1. Une fédération transparente, fer de lance d’un État stratège
La Fédération haïtienne de football (FHF) doit devenir un modèle de bonne gouvernance. Il ne s’agit pas seulement de bien gérer les primes de la FIFA, mais d’établir un véritable contrat public avec l’État et les collectivités: objectifs clairs (formation, infrastructures locales), calendrier, audits externes, publication des comptes. L’État, de son côté, doit conditionner son soutien à des résultats mesurables, nombre de terrains réhabilités, ligues de jeunes soutenues, tout en protégeant la FHF des ingérences politiques.
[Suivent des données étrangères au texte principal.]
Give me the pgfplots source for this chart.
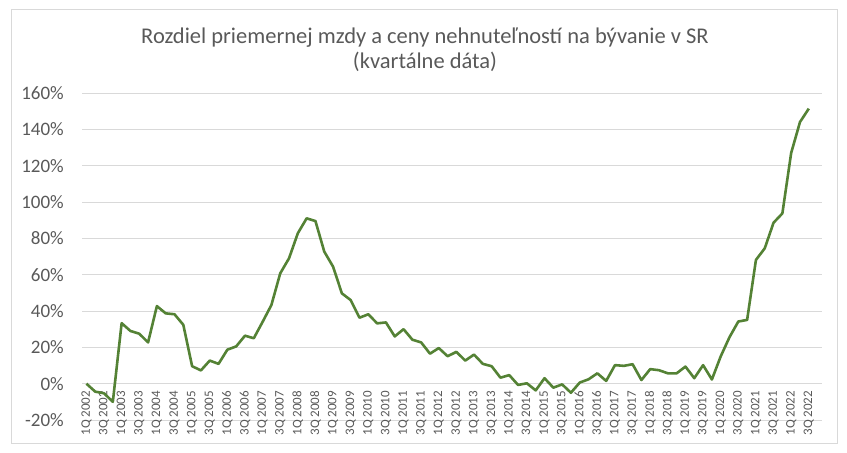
\documentclass[border=0pt]{standalone}
\usepackage{pgfplots}
\pgfplotsset{compat=1.18}
\usepackage{fontspec}
\setmainfont{Carlito}
\definecolor{txt}{HTML}{595959}
\definecolor{grd}{HTML}{D9D9D9}
\definecolor{ln}{HTML}{548235}
\pgfplotstableread{
x y
0 0
1 -4.4
2 -5.3
3 -10
4 33.3
5 29
6 27.5
7 22.7
8 42.7
9 38.7
10 38.2
11 32.4
12 9.6
13 7.3
14 12.7
15 10.9
16 18.7
17 20.5
18 26.4
19 25
20 34
21 43.3
22 60.7
23 69
24 82.8
25 91
26 89.5
27 72.7
28 64.4
29 49.7
30 46
31 36.3
32 38.2
33 33.2
34 33.7
35 26
36 30
37 24.2
38 22.7
39 16.5
40 19.6
41 15.1
42 17.5
43 12.7
44 16
45 10.9
46 9.6
47 3.3
48 4.7
49 -0.7
50 0.2
51 -3.7
52 3
53 -2.2
54 -0.4
55 -5
56 0.6
57 2.4
58 5.7
59 1.5
60 10.2
61 9.8
62 10.7
63 2
64 8
65 7.4
66 5.7
67 5.7
68 9.4
69 3
70 10.2
71 2.3
72 15
73 25.6
74 34.2
75 35.1
76 68.1
77 74.5
78 88.6
79 93.7
80 127
81 144
82 151.4
}\datatable
\begin{document}
\begin{tikzpicture}[x=1bp,y=1bp]
\path[use as bounding box] (0,0) rectangle (847,453);
\draw[grd, line width=0.75bp] (11,10) rectangle (837,444);
\node[txt, font=\fontsize{22.5bp}{25bp}\selectfont, align=center] at (425,403) {Rozdiel priemernej mzdy a ceny nehnuteľností na bývanie v SR\\(kvartálne dáta)};
\begin{axis}[
  at={(82bp,33bp)}, anchor=south west, scale only axis,
  width=740bp, height=327bp,
  xmin=-0.5, xmax=83.5, ymin=-20, ymax=160,
  axis x line*=middle, axis y line*=left,
  hide obscured x ticks=false, hide obscured y ticks=false,
  x axis line style={grd, line width=0.75bp, -},
  y axis line style={draw=none},
  major tick style={draw=none}, minor tick style={draw=none},
  ymajorgrids, grid style={grd, line width=0.75bp},
  ytick={-20,0,20,40,60,80,100,120,140,160},
  yticklabels={-20\%,0\%,20\%,40\%,60\%,80\%,100\%,120\%,140\%,160\%},
  yticklabel style={txt, font=\fontsize{19bp}{19bp}\selectfont, anchor=east, inner sep=0pt},
  yticklabel shift=18bp,
  xtick={0,2,...,82},
  xticklabels={1Q 2002,3Q 2002,1Q 2003,3Q 2003,1Q 2004,3Q 2004,1Q 2005,3Q 2005,1Q 2006,3Q 2006,1Q 2007,3Q 2007,1Q 2008,3Q 2008,1Q 2009,3Q 2009,1Q 2010,3Q 2010,1Q 2011,3Q 2011,1Q 2012,3Q 2012,1Q 2013,3Q 2013,1Q 2014,3Q 2014,1Q 2015,3Q 2015,1Q 2016,3Q 2016,1Q 2017,3Q 2017,1Q 2018,3Q 2018,1Q 2019,3Q 2019,1Q 2020,3Q 2020,1Q 2021,3Q 2021,1Q 2022,3Q 2022},
  xticklabel style={txt, font=\fontsize{13bp}{13bp}\selectfont, rotate=90, anchor=east, inner sep=0pt},
  xticklabel shift=7bp,
  clip=false,
]
\addplot[ln, line width=2.6bp, line join=round, mark=none] table[x=x, y=y] {\datatable};
\end{axis}
\end{tikzpicture}
\end{document}
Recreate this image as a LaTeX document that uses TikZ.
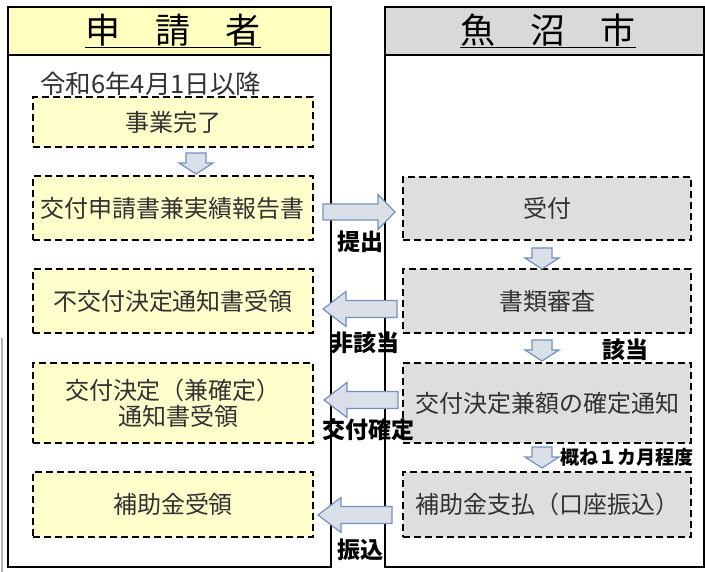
\documentclass[tikz,border=0pt]{standalone}
\usepackage{fontspec}
\setmainfont{Noto Sans CJK JP}
\usetikzlibrary{calc}
\definecolor{hdrY}{RGB}{255,255,192}
\definecolor{boxY}{RGB}{255,255,204}
\definecolor{hdrG}{RGB}{217,217,217}
\definecolor{boxG}{RGB}{222,222,222}
\definecolor{arrF}{RGB}{218,223,232}
\definecolor{arrD}{RGB}{115,145,195}
\definecolor{txtG}{RGB}{50,50,50}
\tikzset{
  panel/.style={draw=black, line width=1.6pt},
  stepbox/.style={draw=black, line width=1.6pt, dash pattern=on 7pt off 4pt, inner sep=0pt, align=center, text=txtG, font=\fontsize{24}{31}\selectfont},
  ybox/.style={stepbox, fill=boxY, minimum width=280pt},
  gbox/.style={stepbox, fill=boxG, minimum width=288pt},
  hdr/.style={inner sep=0pt, font=\fontsize{35}{40}\selectfont},
  lbl/.style={inner sep=0pt, font=\fontsize{23}{26}\selectfont\bfseries},
  blockarrow/.style={draw=arrD, fill=arrF, line width=1.2pt, line join=miter},
  darrow/.pic={\path[blockarrow] (-10,0) -- (10,0) -- (10,10) -- (17,10) -- (0,21) -- (-17,10) -- (-10,10) -- cycle;},
  rarrow/.pic={\path[blockarrow] (-36,-8) -- (19,-8) -- (19,-17.5) -- (36,0) -- (19,17.5) -- (19,8) -- (-36,8) -- cycle;},
  larrow/.pic={\path[blockarrow] (37,-8.5) -- (-14,-8.5) -- (-14,-17.5) -- (-37,0) -- (-14,17.5) -- (-14,8.5) -- (37,8.5) -- cycle;},
}
\begin{document}
\begin{tikzpicture}[x=1pt,y=-1pt]
\useasboundingbox (0,0) rectangle (705,572);
\fill[white] (0,0) rectangle (705,572);
% stray gray edge line
\draw[gray!60, line width=1.2pt] (2,338) -- (2,572);
% panels
\fill[hdrY] (8,7) rectangle (331,55);
\fill[hdrG] (385,7) rectangle (705,55);
\draw[panel] (8,7) rectangle (331,567);
\draw[panel] (8,55) -- (331,55);
\draw[panel] (385,7) rectangle (704,567);
\draw[panel] (385,55) -- (704,55);
\node[hdr] (hL) at (173,30) {申\hspace{1em}請\hspace{1em}者};
\node[hdr] (hR) at (548,30) {魚\hspace{1em}沼\hspace{1em}市};
\draw[line width=1.2pt] ([yshift=-1pt]hL.south west) -- ([yshift=-1pt]hL.south east);
\draw[line width=1.2pt] ([yshift=-1pt]hR.south west) -- ([yshift=-1pt]hR.south east);
% left boxes
\node[ybox, minimum height=50pt] (L1) at (173,122) {事業完了};
\node[ybox, minimum height=64pt] (L2) at (173,208) {交付申請書兼実績報告書};
\node[ybox, minimum height=64pt] (L3) at (173,301) {不交付決定通知書受領};
\node[ybox, minimum height=80pt] (L4) at (173,403) {交付決定（兼確定）\\[-5pt]\hspace*{0.5em}通知書受領};
\node[ybox, minimum height=65pt] (L5) at (173,504.5) {補助金受領};
\node[inner sep=0pt, anchor=west, text=txtG, font=\fontsize{25.5}{28}\selectfont] (date) at (40,84) {令和6年4月1日以降};
% right boxes
\node[gbox, minimum height=63pt] (R1) at (547,208.5) {受付};
\node[gbox, minimum height=64pt] (R2) at (547,301) {書類審査};
\node[gbox, minimum height=80pt] (R3) at (547,403) {交付決定兼額の確定通知};
\node[gbox, minimum height=65pt] (R4) at (547,504.5) {補助金支払（口座振込）};
% down arrows
\pic at (196,153) {darrow};
\pic at (542,248) {darrow};
\pic at (542,340) {darrow};
\pic at (542,447) {darrow};
% horizontal arrows
\pic at (359,212) {rarrow};
\pic at (360,309) {larrow};
\pic at (361,400) {larrow};
\pic at (355,515) {larrow};
% labels
\node[lbl] (t1) at (360,242) {提出};
\node[lbl] (t2) at (365,343) {非該当};
\node[lbl] (t3) at (625,350) {該当};
\node[lbl] (t4) at (368,430) {交付確定};
\node[lbl] (t5) at (360,550) {振込};
\node[lbl, anchor=west, font=\fontsize{19}{22}\selectfont\bfseries] (t6) at (560,457) {概ね１カ月程度};
\end{tikzpicture}
\end{document}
Le but : utiliser le cycle du Mondial pour développer le football de base, pas seulement l’équipe A.
2. Recréer du territoire grâce au ballon
Dans un pays où l’espace public est grignoté par la violence, le football peut aider à sanctuariser des « îlots de sécurité ». Il s’agit d’identifier des communes ou quartiers encore accessibles et d’y lancer, avec les acteurs locaux (associations, école, églises, entrepreneurs), des programmes combinant terrains de football, éducation civique et accompagnement social. Ces zones ne régleront pas la crise sécuritaire, mais elles offriront des alternatives concrètes à une jeunesse souvent tiraillée entre l’exil et les gangs. La présence régulière de joueurs des Grenadiers ou d’anciennes gloires donnerait une légitimité forte à ces initiatives.
3. Faire de la diaspora un acteur de politiques publiques
La sélection actuelle incarne déjà une « nation footballistique diasporique »: beaucoup de joueurs sont nés ou formés à l’étranger. Plutôt que de le déplorer, il faut en faire une force. Au-delà des transferts d’argent, la diaspora haïtienne regorge d’expertises (entraîneurs, médecins, gestionnaires) qui pourraient être mobilisées via des programmes structurés. Elle pourrait aussi contribuer à un fonds collectif pour équiper des terrains ou offrir des bourses.
Enfin, lors du Mondial 2026, elle sera un relais de « diplomatie citoyenne » dans les villes hôtes. Le projet national par le football doit donc être explicitement transnational.
Le vrai match se joue après la finale
Les exemples sud-africain ou ivoirien le montrent: le sport ne contribue à la stabilisation que s’il s’articule à des mécanismes institutionnels plus larges. Pour Haïti, l’enjeu n’est donc pas de rêver à un miracle sportif en 2026, mais de saisir cette occasion pour réapprendre à coopérer, à planifier, à rendre des comptes.
Le véritable succès ne se mesurera pas au nombre de buts marqués au Mondial, mais aux infrastructures construites, aux jeunes formés, à la gouvernance assainie de la FHF, et à la capacité des Haïtiens, sur le territoire et à l’étranger, à écrire ensemble un nouveau chapitre de leur histoire.
Les Grenadiers ont offert 90 minutes de gloire. À la nation maintenant d’en faire une décennie de réformes. Le temps de la célébration est passé. Celui du changement doit commencer.